The San Diego Padres are heading into 2026 with one of the most formidable bullpens in baseball - at least on paper. The group is deep, talented, and, when healthy, capable of shutting down even the most dangerous lineups in the league. But as any seasoned fan knows, bullpen dominance is a fragile thing.

All it takes is one injury, one arm not bouncing back like expected, and suddenly that fortress of relief pitching starts to show cracks. And with Jason Adam’s return timeline looking a little murkier than hoped, the Padres could be tested sooner than they'd like.

So, if things start to unravel, who’s next in line?

Enter Francis Pena.

The 25-year-old right-hander has been invited to big league camp this spring - a chance to get some exposure alongside the veterans and show the coaching staff what he’s got. But Pena isn’t exactly a rising star anymore. He’s no longer a fresh-faced prospect with upside to spare; he’s a depth piece with a few intriguing tools, but some serious question marks as well.

Let’s be clear: Pena has potential. His slider-sinker combo is legit.

The movement on both pitches can give hitters fits when he’s locating. That’s a big reason why he was still ranked No. 20 in the Padres' system last year.

But the numbers? They tell a different story.

In 2025, Pena issued 34 walks over 52.1 innings - not ideal for a reliever whose job is to come in and throw strikes. That ballooned his WHIP to 1.605, and things didn’t exactly trend in the right direction as the season wore on. His ERA in September climbed to 9.45, a tough way to finish a year where consistency was already hard to find.

So if the Padres are calling on Pena early in 2026, it likely means something’s gone wrong. That’s not a knock on him - it’s just where things stand. He’s not quite ready to be a go-to option in a contending bullpen, and relying on him too soon could be setting him up to fail.

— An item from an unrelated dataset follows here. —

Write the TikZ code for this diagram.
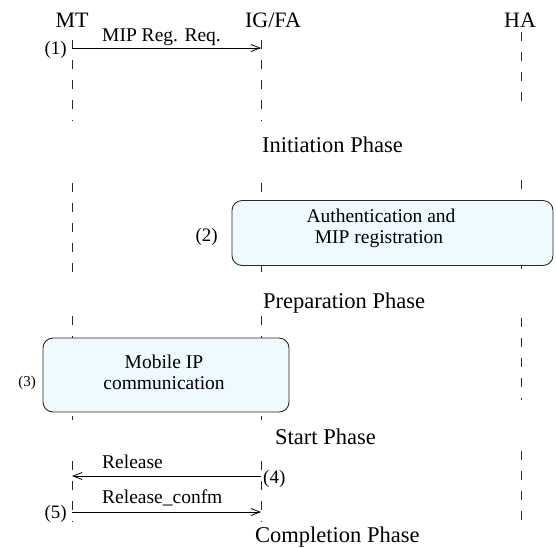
\documentclass[tikz,border=0pt]{standalone}
\usepackage{fontspec}
\setmainfont{Liberation Serif}
\usetikzlibrary{arrows.meta}
\definecolor{boxfill}{RGB}{239,250,254}
\definecolor{linegray}{RGB}{40,40,40}
\tikzset{
  lifeline/.style={draw=linegray, line width=0.6pt, dash pattern=on 9pt off 11pt},
  msg/.style={line width=0.8pt, -{Straight Barb[length=9pt,width=7pt,line width=0.8pt]}},
  phasebox/.style={draw=linegray, line width=0.9pt, fill=boxfill, rounded corners=10pt},
  boxtext/.style={font=\fontsize{19.5}{21}\selectfont, anchor=base, inner sep=0pt},
  header/.style={font=\fontsize{22}{24}\selectfont, anchor=base, inner sep=0pt},
  phase/.style={font=\fontsize{22.5}{24}\selectfont, anchor=base west, inner sep=0pt},
  msglabel/.style={font=\fontsize{19.5}{21}\selectfont, anchor=base west, inner sep=0pt},
  stepnum/.style={font=\fontsize{19}{21}\selectfont, inner sep=0pt}
}
\begin{document}
\begin{tikzpicture}[x=1pt,y=-1pt]
\useasboundingbox (0,0) rectangle (556,547);

% entity headers
\node[header] (mt) at (72,27) {MT};
\node[header] (ig) at (273,27) {IG/FA};
\node[header] (ha) at (520,27) {HA};

% lifeline segments, one group per phase
\coordinate (mt1a) at (72,40);  \coordinate (mt1b) at (72,121);
\coordinate (ig1a) at (261,40); \coordinate (ig1b) at (261,121);
\coordinate (ha1a) at (521,32); \coordinate (ha1b) at (521,110);
\draw[lifeline] (mt1a) -- (mt1b);
\draw[lifeline] (ig1a) -- (ig1b);
\draw[lifeline] (ha1a) -- (ha1b);

\coordinate (mt2a) at (72,183);  \coordinate (mt2b) at (72,276);
\coordinate (ig2a) at (261,183); \coordinate (ig2b) at (261,276);
\coordinate (ha2a) at (521,180); \coordinate (ha2b) at (521,276);
\draw[lifeline] (mt2a) -- (mt2b);
\draw[lifeline] (ig2a) -- (ig2b);
\draw[lifeline] (ha2a) -- (ha2b);

\coordinate (mt3a) at (72,316);  \coordinate (mt3b) at (72,420);
\coordinate (ig3a) at (261,316); \coordinate (ig3b) at (261,420);
\coordinate (ha3a) at (521,318); \coordinate (ha3b) at (521,400);
\draw[lifeline] (mt3a) -- (mt3b);
\draw[lifeline] (ig3a) -- (ig3b);
\draw[lifeline] (ha3a) -- (ha3b);

\coordinate (mt4a) at (72,461);  \coordinate (mt4b) at (72,522);
\coordinate (ig4a) at (261,461); \coordinate (ig4b) at (261,522);
\coordinate (ha4a) at (521,451); \coordinate (ha4b) at (521,522);
\draw[lifeline] (mt4a) -- (mt4b);
\draw[lifeline] (ig4a) -- (ig4b);
\draw[lifeline] (ha4a) -- (ha4b);

% (1) registration request
\coordinate (m1s) at (72,48); \coordinate (m1e) at (261,48);
\draw[msg] (m1s) -- (m1e);
\node[msglabel] (l1) at (102,41) {MIP Reg. Req.};
\node[stepnum, anchor=base east] (n1) at (67,54) {(1)};

% initiation phase
\node[phase] (p1) at (262,152) {Initiation Phase};

% (2) authentication block
\node[phasebox, minimum width=321pt, minimum height=65pt] (b2) at (392.5,233) {};
\node[boxtext] (b2a) at (381,222) {Authentication and};
\node[boxtext] (b2b) at (379,243) {MIP registration};
\node[stepnum, anchor=base east] (n2) at (218,241) {(2)};

\node[phase] (p2) at (263,308) {Preparation Phase};

% (3) mobile IP communication block
\node[phasebox, minimum width=246pt, minimum height=74pt] (b3) at (166,375) {};
\node[boxtext] (b3a) at (164,368) {Mobile IP};
\node[boxtext] (b3b) at (164,389) {communication};
\node[stepnum, anchor=base east, font=\fontsize{15}{17}\selectfont] (n3) at (36,386) {(3)};

\node[phase] (p3) at (275,444) {Start Phase};

% (4) release
\coordinate (m4s) at (261,476); \coordinate (m4e) at (72,476);
\draw[msg] (m4s) -- (m4e);
\node[msglabel] (l4) at (102,468) {Release};
\node[stepnum, anchor=base west] (n4) at (263,483) {(4)};

% (5) release confirmation
\coordinate (m5s) at (72,512); \coordinate (m5e) at (261,512);
\draw[msg] (m5s) -- (m5e);
\node[msglabel] (l5) at (102,503) {Release\_confm};
\node[stepnum, anchor=base east] (n5) at (67,518) {(5)};

\node[phase] (p4) at (255,542) {Completion Phase};
\end{tikzpicture}
\end{document}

This is where the conversation shifts from Pena to the Padres' overall roster construction. When you’re building a team with postseason aspirations, depth matters.

You need more than just your top eight guys in the bullpen. You need contingency plans.

And right now, it feels like the Padres are a little too thin in that department.

Adding Riley Pint was a smart move - he’s got electric stuff and could be a difference-maker if he puts it all together. But beyond that, the options get murky. If Adam isn’t ready, and someone else hits the IL, the Padres may be forced to dip into a pool of arms that simply aren’t ready for the big stage.

That’s the risk with banking on everything going right. Baseball doesn’t work that way.

Over a 162-game season, things will go wrong. The question is whether you’ve built a roster that can absorb those hits and keep moving forward.

For the Padres, Spring Training will be a critical proving ground - not just for the stars, but for the guys on the fringe. Because if Francis Pena ends up being one of the first names called to San Diego this summer, it’ll say as much about the state of the bullpen as it does about his own development.

And that’s not the conversation any contender wants to be having in February.